The hyperbolic paraboloid is the surface given by $$ z=x^2-y^2\,. $$ Then $$ dz=2x\,dx-2y\,dy\,. $$ This leads to the metric $$ ds^2=dx^2+dy^2+dz^2=(1+4x^2)\,dx^2+(1+4y^2)\,dy^2-8xy\,dx\,dy\,, $$ or $$ g=\begin{pmatrix}1+4x^2&-4xy\\-4xy&1+4y^2\end{pmatrix}\,. $$ The python package sympy.diffgeom can be used to calculate the Christoffel symbols: \begin{align*} {\Gamma^x}_{xx} &= \frac{4 x}{4 x^{2} + 4 y^{2} + 1}\,,& {\Gamma^x}_{yy} &= - \frac{4 x}{4 x^{2} + 4 y^{2} + 1}\,,\\ {\Gamma^y}_{xx} &= - \frac{4 y}{4 x^{2} + 4 y^{2} + 1}\,,& {\Gamma^y}_{yy} &= \frac{4 y}{4 x^{2} + 4 y^{2} + 1}\,. \end{align*} These lead to the geodesic equations

\begin{align*} 0&=\ddot x+\frac{4x}{4x^2+4y^2+1}(\dot x^2-\dot y^2)\,,\\[2mm] 0&=\ddot y-\frac{4y}{4x^2+4y^2+1}(\dot x^2-\dot y^2)\,. \end{align*}

• Note that Cesareo's equations in the other answer are for $(y(x),z(x))$ with parameter $x$ while the ones obtained here are for the curve $t\mapsto(x(t),y(t))$ with a "time parameter" $t$ that we don't see in the graphs. Once $(x(t),y(t))$ is known we simply set $z(t)=x^2(t)-y^2(t)$ to get the curve on the saddle.

• The simpler looking geodesic equations here can be solved numerically given an initial position $(x(0),y(0))$ and an initial velocity $(\dot x(0),\dot y(0))\,.$

• To find the solution for given initial and final condition seems like a whole subject in itself.

• The graph below shows a geodesic ($\color{green}{green}$) with initial position $(3,-5)$ and initial velocity. $(-0.9,1)\,.$ Its length is approximately $24.309\,.$ The two neighbouring curves ($\color{blue}{blue}$ and $\color{red}{red}$) have approximate lengths $24.316\,.$

To keep things simple I give you only the python code that produces the green geodesic.

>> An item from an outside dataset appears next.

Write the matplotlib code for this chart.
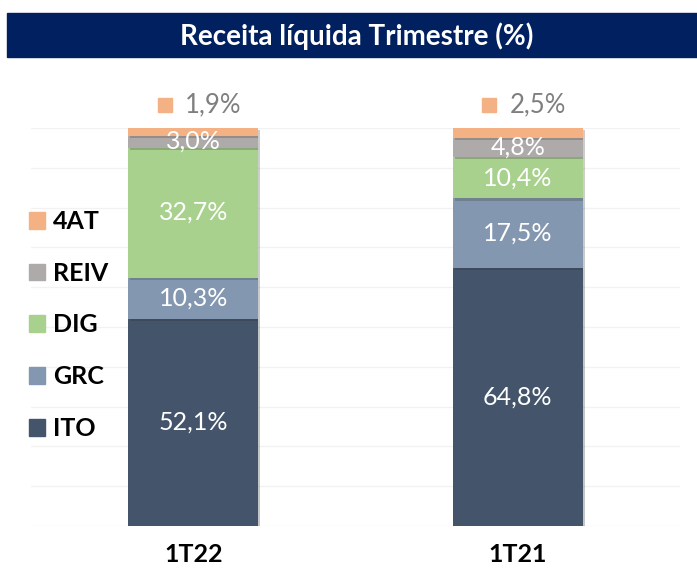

import matplotlib.pyplot as plt
from numpy import array, linspace, meshgrid, sqrt

Limit = 5
n = 1000
dt = 1/n

def solve( x0, y0, xp0, yp0 ):
    x = array([x0,x0 + xp0*dt])
    y = array([y0,y0 + yp0*dt])
    i = 2
    T = 0
    while 1:
        xp = (x[i-1]-x[i-2])/dt
        yp = (y[i-1]-y[i-2])/dt
        xpp = -4*x[i-1]*(xp**2-yp**2)/(4*x[i-1]**2+4*y[i-1]**2+1)
        ypp = +4*y[i-1]*(xp**2-yp**2)/(4*x[i-1]**2+4*y[i-1]**2+1)
        if i >= len(x):
           x.resize(i+100)
           y.resize(i+100)
        x[i] = (xpp*dt**2 + 2*x[i-1] - x[i-2])
        y[i] = (ypp*dt**2 + 2*y[i-1] - y[i-2])
        if x[i] < Limit and x[i] > -Limit and y[i] < Limit and y[i] > -Limit:
           i += 1
           T += dt
        else:
           break
        x.resize(i)
        y.resize(i)
      return x, y, T

fig = plt.figure(figsize=[10,12])
ax = fig.gca(projection='3d')
u = linspace(-Limit,Limit,100)
v = linspace(-Limit,Limit,100)

X, Y = meshgrid(u, v)
Z = X**2-Y**2

ax.plot_wireframe(X, Y, Z, linewidth=0.5, color='y')
x0 = 3
y0 = -5
xp0 = -0.9
yp0 = 1
x, y, T = solve( x0, y0, xp0, yp0 )    
ax.plot(x,y,x**2-y**2,linewidth=1,color='g')
ax.set_xlabel(r'$x$')
ax.set_ylabel(r'$y$')
ax.set_zlabel(r'$z$')

plt.show()